There are thorny privacy questions: A machine teeming with cameras and sensors roaming company hallways could be a dystopian tool of corporate surveillance if abused, experts say. But Naver has done extensive research to make sure its robots look, move and behave in a way that makes employees comfortable. And as it develops its own robot privacy rules, it hopes to write the blueprint for the office robots of the future. “Our effort now is to minimize the discomfort they cause to humans,” said Kang Sang-chul, an executive at Naver Labs.
Naver said one distinctive feature of its robots was that they are intentionally “brainless,” meaning they are not rolling computers that process information inside the machine. Instead, the robots communicate in real time over a high-speed, private 5G network with a centralized “cloud” computing system.
Tech firms often encourage employees to test out their own products, but with its robots, Naver has turned its entire office into a research and development lab. Every door is programmed to open when a robot approaches. There are no tight hallways or obstructions on the floor. The ceilings are marked with numbers and QR codes to help the robots orient themselves.

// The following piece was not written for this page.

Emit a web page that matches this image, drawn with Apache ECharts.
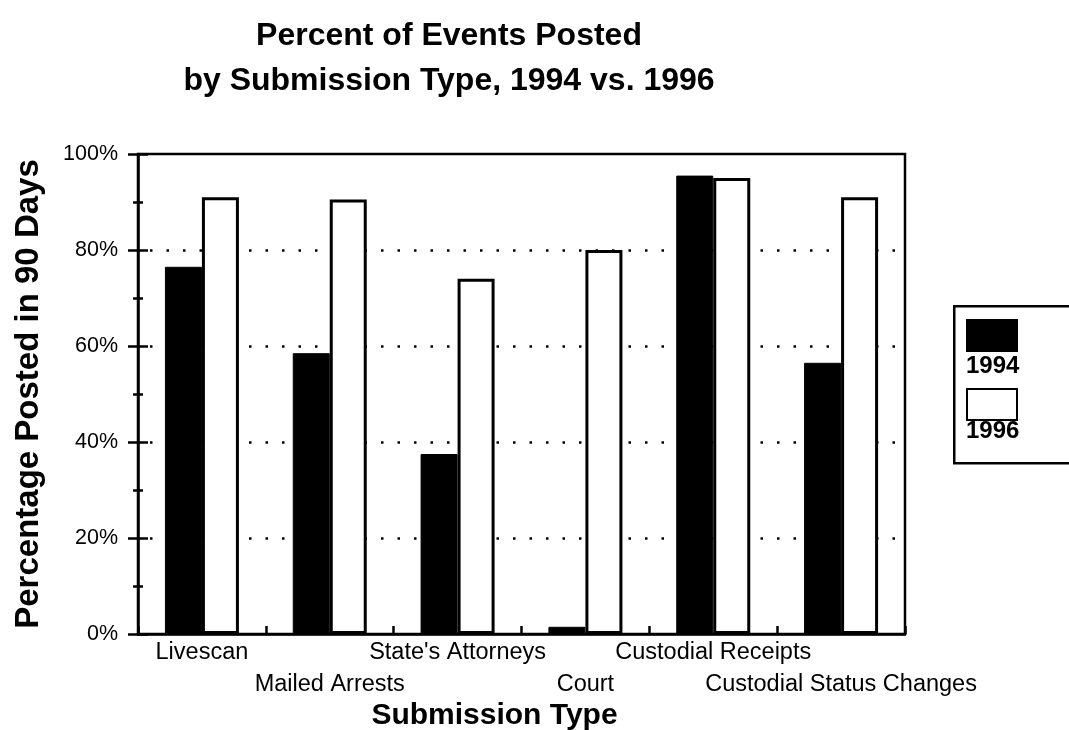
<!DOCTYPE html>
<html>
<head>
<meta charset="utf-8">
<script src="https://cdn.jsdelivr.net/npm/echarts@6/dist/echarts.min.js"></script>
<style>
  html, body { margin: 0; padding: 0; background: #fff; }
  #chart { width: 1069px; height: 730px; }
</style>
</head>
<body>
<div id="chart"></div>
<script>
// Submission types along the x axis
const categories = ['Livescan', 'Mailed Arrests', "State's Attorneys", 'Court', 'Custodial Receipts', 'Custodial Status Changes'];
// Percent of events posted within 90 days
const years = ['1994', '1996'];
const posted1994 = [76.5, 58.5, 37.5, 1.5, 95.5, 56.5];
const posted1996 = [91, 90.5, 74, 80, 95, 91];
// Value axis ticks
const yMin = 0, yMax = 100, yStep = 20;

const FONT = "'Liberation Sans', Arial, Helvetica, sans-serif";
const chart = echarts.init(document.getElementById('chart'), null, { renderer: 'canvas' });

const grid = { left: 138, top: 154, right: 164, bottom: 96 };

chart.setOption({
  backgroundColor: '#ffffff',
  animation: false,
  title: {
    text: 'Percent of Events Posted\nby Submission Type, 1994 vs. 1996',
    left: 449, top: 14, textAlign: 'center',
    padding: 0,
    textStyle: { fontFamily: FONT, fontWeight: 'bold', fontSize: 32, lineHeight: 45, color: '#000' }
  },
  grid: Object.assign({
    show: true, borderColor: '#000', borderWidth: 2.5, backgroundColor: 'transparent',
    containLabel: false, outerBoundsMode: 'none'
  }, grid),
  legend: {
    data: years,
    orient: 'vertical',
    left: 966, top: 319,
    icon: 'rect',
    itemWidth: 50, itemHeight: 31, itemGap: 36,
    padding: 0,
    formatter: () => '',
    selectedMode: false,
    textStyle: { fontSize: 1 }
  },
  graphic: [
    { type: 'rect', left: 953, top: 305, z: -1,
      shape: { width: 140, height: 157 },
      style: { fill: '#fff', stroke: '#000', lineWidth: 2.5 } },
    { type: 'text', left: 966, top: 354, z: 10,
      style: { text: years[0], font: "bold 24px 'Liberation Sans', Arial, sans-serif", fill: '#000' } },
    { type: 'text', left: 966, top: 419, z: 10,
      style: { text: years[1], font: "bold 24px 'Liberation Sans', Arial, sans-serif", fill: '#000' } }
  ],
  xAxis: {
    type: 'category',
    data: categories,
    name: 'Submission Type',
    nameLocation: 'middle',
    nameGap: 67,
    nameMoveOverlap: false,
    nameTextStyle: { fontFamily: FONT, fontWeight: 'bold', fontSize: 30, color: '#000', padding: [0, 54, 0, 0] },
    axisLine: { show: true, lineStyle: { color: '#000', width: 2.5 } },
    axisTick: { show: true, inside: true, length: 8, lineStyle: { color: '#000', width: 2.5 } },
    axisLabel: {
      interval: 0, margin: 3,
      fontFamily: FONT, fontSize: 23.5, lineHeight: 32, color: '#000',
      formatter: (v, i) => (i % 2 ? '\n' + v : v)
    },
    splitLine: { show: false }
  },
  yAxis: [
    {
      type: 'value', min: yMin, max: yMax, interval: yStep,
      name: 'Percentage Posted in 90 Days',
      nameLocation: 'middle',
      nameGap: 93,
      nameMoveOverlap: false,
      nameTextStyle: { fontFamily: FONT, fontWeight: 'bold', fontSize: 33, color: '#000' },
      axisLine: { show: true, lineStyle: { color: '#000', width: 2.5 } },
      axisTick: { show: true, inside: false, length: 10, lineStyle: { color: '#000', width: 2.5 } },
      minorTick: { show: true, splitNumber: 2, length: 5, lineStyle: { color: '#000', width: 2.5 } },
      axisLabel: { margin: 20, fontFamily: FONT, fontSize: 21.5, color: '#000', formatter: '{value}%' },
      splitLine: {
        show: true, showMinLine: false, showMaxLine: false,
        lineStyle: { color: '#000', width: 2.5, type: [2.5, 14], dashOffset: -12 }
      }
    },
    {
      type: 'value', min: yMin, max: yMax, interval: yStep, position: 'left',
      axisLine: { show: false },
      axisTick: { show: true, inside: true, length: 10, lineStyle: { color: '#000', width: 2.5 } },
      minorTick: { show: true, splitNumber: 2, length: 5, lineStyle: { color: '#000', width: 2.5 } },
      axisLabel: { show: false },
      splitLine: { show: false }
    }
  ],
  series: [
    {
      name: years[0], type: 'bar', yAxisIndex: 0,
      data: posted1994,
      barWidth: 37, barGap: '0%',
      itemStyle: { color: '#000', borderColor: '#000', borderWidth: 1 }
    },
    {
      name: years[1], type: 'bar', yAxisIndex: 0,
      data: posted1996,
      barWidth: 37, barGap: '0%',
      itemStyle: { color: '#fff', borderColor: '#000', borderWidth: 3 }
    }
  ]
});
</script>
</body>
</html>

Naver isn’t the only tech firm trying to advance robot technology. Rice Robotics has deployed hundreds of cartoonish, boxy robots that deliver packages, groceries and more in office buildings, shopping malls and convenience stores around Asia. Robots like Optimus, a prototype Tesla unveiled in September, are designed to be more like humans, and carry boxes, water plants and more, but they are a long way from being deployed.